Sunday, January 4, 2015

Decline in Young Entrepreneurs

They're seeing through the promises
And all the lies they dare to tell
Is it heaven or hell?
They know very well
--Journey

ZeroHedge summarizes a WSJ article on downtrends in young entrepreneurship. The marquee metric offered as evidence is the % of households headed by someone under 30 with an ownership stake in a privately held business. Although the metric isn't perfect, it suggests that young entrpreneurs have fallen by more than half since the late 1980s.


The article offers psychological reasons as primary culprits. Young adults today are said to have low appetite for risk, low confidence, and high fear of failure--although the article provides little compelling rationale for why this is so.

The article could have focused on more intuitive explanations. One is the voluminous research that shows entrepreneurs typically do not start new businesses straight out of school. Rather, entrepreneurs first go to work for established firms where they come to identify entrepreneurial opportunities that motivate them to subsequently strike out on their own. The problem is that young people have been bearing the brunt of fewer employment opportunities for years, meaning that they are less likely to gain initial industrial experience that facilitates entrepreneurial opportunity recognition.

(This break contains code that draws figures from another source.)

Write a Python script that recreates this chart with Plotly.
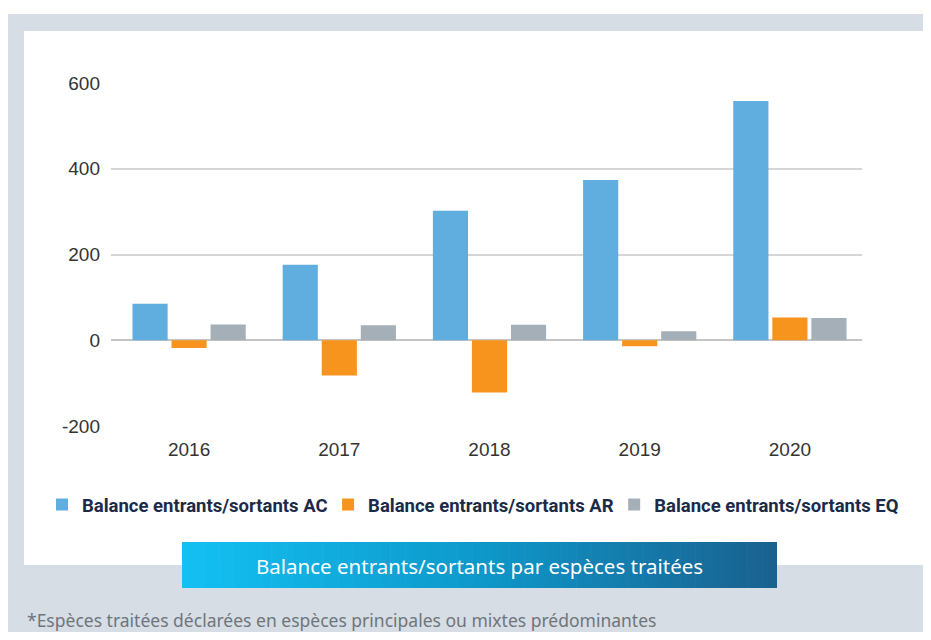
import plotly.graph_objects as go

years = ["2016", "2017", "2018", "2019", "2020"]
ac = [85, 176, 302, 374, 558]
ar = [-18, -82, -122, -14, 53]
eq = [37, 35, 36, 21, 52]

series_names = ["Balance entrants/sortants AC", "Balance entrants/sortants AR", "Balance entrants/sortants EQ"]
series_colors = ["#60aee0", "#f7941e", "#a4afb7"]
y_ticks = [-200, 0, 200, 400, 600]
y_tick_labels = ["-200", "0", "200", "400", "600"]

title_text = "Balance entrants/sortants par espèces traitées"
note_text = "*Espèces traitées déclarées en espèces principales ou mixtes prédominantes"

# the page body adds an 8px margin, so the figure is drawn 8px in from the corner
W, H = 915, 624
L, T = 103, 75
R = W - 854
B = H - 418
pw, ph = W - L - R, H - T - B

def ppx(x):
    return (x - L) / pw

def ppy(y):
    return (H - B - y) / ph

fig = go.Figure()
for name, vals, col in zip(series_names, [ac, ar, eq], series_colors):
    fig.add_trace(go.Bar(x=years, y=vals, name=name, marker=dict(color=col, line=dict(width=0))))

shapes = []
shapes.append(dict(type="rect", xref="paper", yref="paper", x0=ppx(0), x1=ppx(W + 2), y0=ppy(6), y1=ppy(H + 2),
                   fillcolor="#d6dde4", line=dict(width=0), layer="below"))
shapes.append(dict(type="rect", xref="paper", yref="paper", x0=ppx(16), x1=ppx(W + 2), y0=ppy(23), y1=ppy(557),
                   fillcolor="#ffffff", line=dict(width=0), layer="below"))
# gradient banner
stops = [(0.0, (20, 192, 242)), (0.5, (14, 152, 202)), (1.0, (26, 96, 142))]

def grad(t):
    for (t0, c0), (t1, c1) in zip(stops[:-1], stops[1:]):
        if t <= t1:
            f = (t - t0) / (t1 - t0)
            return "rgb(%d,%d,%d)" % tuple(round(a + (b - a) * f) for a, b in zip(c0, c1))
    return "rgb(%d,%d,%d)" % stops[-1][1]

bx0, bx1, by0, by1 = 174, 769, 534, 580
n = 80
for i in range(n):
    x0 = bx0 + (bx1 - bx0) * i / n
    x1 = bx0 + (bx1 - bx0) * (i + 1) / n + 0.6
    shapes.append(dict(type="rect", xref="paper", yref="paper", x0=ppx(x0), x1=ppx(min(x1, bx1)), y0=ppy(by0), y1=ppy(by1),
                       fillcolor=grad((i + 0.5) / n), line=dict(width=0), layer="above"))

annotations = [
    dict(text=title_text, xref="paper", yref="paper", x=ppx((bx0 + bx1) / 2), y=ppy(558), xanchor="center", yanchor="middle",
         showarrow=False, font=dict(family="Noto Sans", size=20.5, color="#ffffff")),
    dict(text=note_text, xref="paper", yref="paper", x=ppx(17), y=ppy(612), xanchor="left", yanchor="middle",
         showarrow=False, font=dict(family="Noto Sans", size=17.5, color="#6f757b")),
]

fig.update_layout(
    width=W, height=H,
    margin=dict(l=L, r=R, t=T, b=B, pad=0),
    paper_bgcolor="#ffffff", plot_bgcolor="rgba(0,0,0,0)",
    barmode="group", bargap=0.22, bargroupgap=0.1,
    shapes=shapes, annotations=annotations,
    font=dict(family="Liberation Sans, Arial, sans-serif", size=19, color="#333333"),
    legend=dict(orientation="h", x=ppx(34), xanchor="left", y=ppy(497), yanchor="middle",
                entrywidth=0.335, entrywidthmode="fraction",
                font=dict(family="Liberation Sans Narrow, Arial Narrow, Roboto, sans-serif", size=18.5, color="#1b2a48", weight="bold"),
                bgcolor="rgba(0,0,0,0)", itemclick=False, traceorder="normal"),
    xaxis=dict(range=[-0.52, 4.48], showgrid=False, showline=False, ticks="", tickfont=dict(size=19, color="#333333"),
               ticklabelstandoff=10, fixedrange=True),
    yaxis=dict(range=[-200, 600], tickvals=y_ticks, ticktext=y_tick_labels, showgrid=True, gridcolor="#d6d6d6", gridwidth=1.5,
               zeroline=True, zerolinecolor="#c4c4c4", zerolinewidth=2, showline=False, ticks="", ticklabelstandoff=10,
               tickfont=dict(size=19, color="#333333"), fixedrange=True),
)
fig.write_html("out.html")
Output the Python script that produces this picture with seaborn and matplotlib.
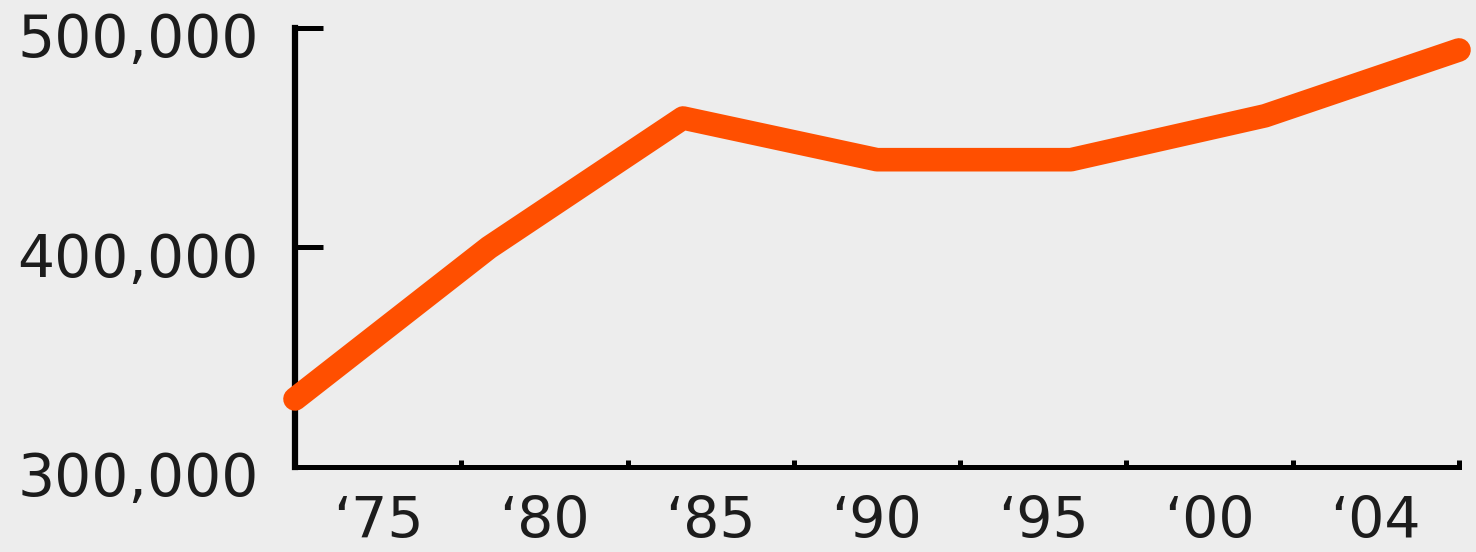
import numpy as np
import pandas as pd
import matplotlib
matplotlib.use("Agg")
import matplotlib.pyplot as plt
import matplotlib.transforms as mtransforms
import seaborn as sns

# ── Data ──────────────────────────────────────────────────────────────────────
TICK_LABELS = ["\u201875", "\u201880", "\u201885", "\u201890", "\u201895", "\u201800", "\u201804"]
VALUES = [331_000, 400_000, 459_000, 440_000, 440_000, 460_000, 490_000]
Y_TICKS = [300_000, 400_000, 500_000]

df = pd.DataFrame({"pos": np.arange(len(VALUES)), "value": VALUES})

BG = "#ededed"
LINE = "#ff4f00"
INK = "#1c1c1c"

sns.set_theme(style="white")
plt.rcParams["font.family"] = ["DejaVu Sans"]

fig = plt.figure(figsize=(14.76, 5.52), dpi=100, facecolor=BG)
ax = fig.add_axes([295 / 1476, 85 / 552, 1164 / 1476, 439 / 552])
ax.set_facecolor(BG)

sns.lineplot(data=df, x="pos", y="value", ax=ax, color=LINE, linewidth=17,
             solid_capstyle="round", solid_joinstyle="round", clip_on=False, zorder=3)

n = len(VALUES)
ax.set_xlim(0, n - 1)
ax.set_ylim(Y_TICKS[0], Y_TICKS[-1])

# x ticks at interval borders, labels centred in each interval
step = (n - 1) / n
ax.set_xticks([k * step for k in range(n + 1)])
ax.set_xticklabels([])
ax.set_xticks([(k + 0.5) * step for k in range(n)], minor=True)
ax.set_xticklabels(TICK_LABELS, minor=True)

ax.set_yticks(Y_TICKS)
ax.set_yticklabels([f"{v:,}" for v in Y_TICKS])

ax.tick_params(axis="x", which="major", direction="in", length=5, width=3.6,
               color="black", bottom=True)
ax.tick_params(axis="x", which="minor", length=0, pad=20, labelsize=41,
               labelcolor=INK, bottom=True)
ax.tick_params(axis="y", which="major", direction="in", length=20, width=3.6,
               color="black", pad=26, labelsize=42, labelcolor=INK, left=True)

# nudge y labels a touch down like the reference
offset = mtransforms.ScaledTranslation(0, -5 / 72, fig.dpi_scale_trans)
for lab in ax.get_yticklabels():
    lab.set_transform(lab.get_transform() + offset)

for side in ["top", "right"]:
    ax.spines[side].set_visible(False)
ax.spines["left"].set_linewidth(4.5)
ax.spines["bottom"].set_linewidth(3.6)
for side in ["left", "bottom"]:
    ax.spines[side].set_color("black")
    ax.spines[side].set_capstyle("projecting")

ax.set_xlabel("")
ax.set_ylabel("")
ax.grid(False)

fig.savefig("out.png", dpi=100, facecolor=BG)
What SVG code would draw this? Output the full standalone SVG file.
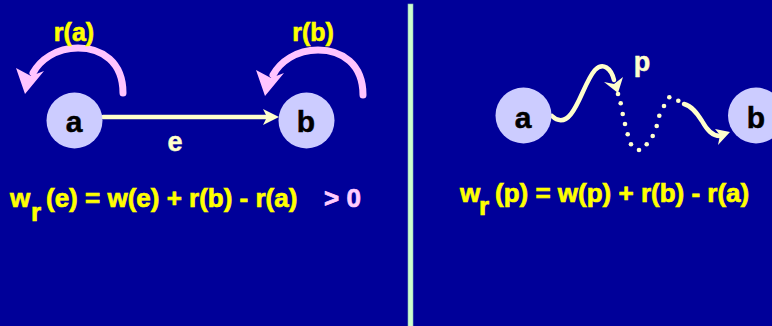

Higher entry barriers are also to blame. Large businesses have been partnering with government to protect their franchises against competitive assault, resulting in more concentrated industry structure. Moreover, increased regulatory burdens impose high start-up costs that discourage entrepreneurial entry.

Finally, lower savings rates have reduced propensity for young entrepreneurship. Less savings means less capital to fund entrepeurial ideas. Business startups decline as a result.

Borrowing more and saving less is perhaps the stiffest wind blowing in the face of young would-be entrepreneurs.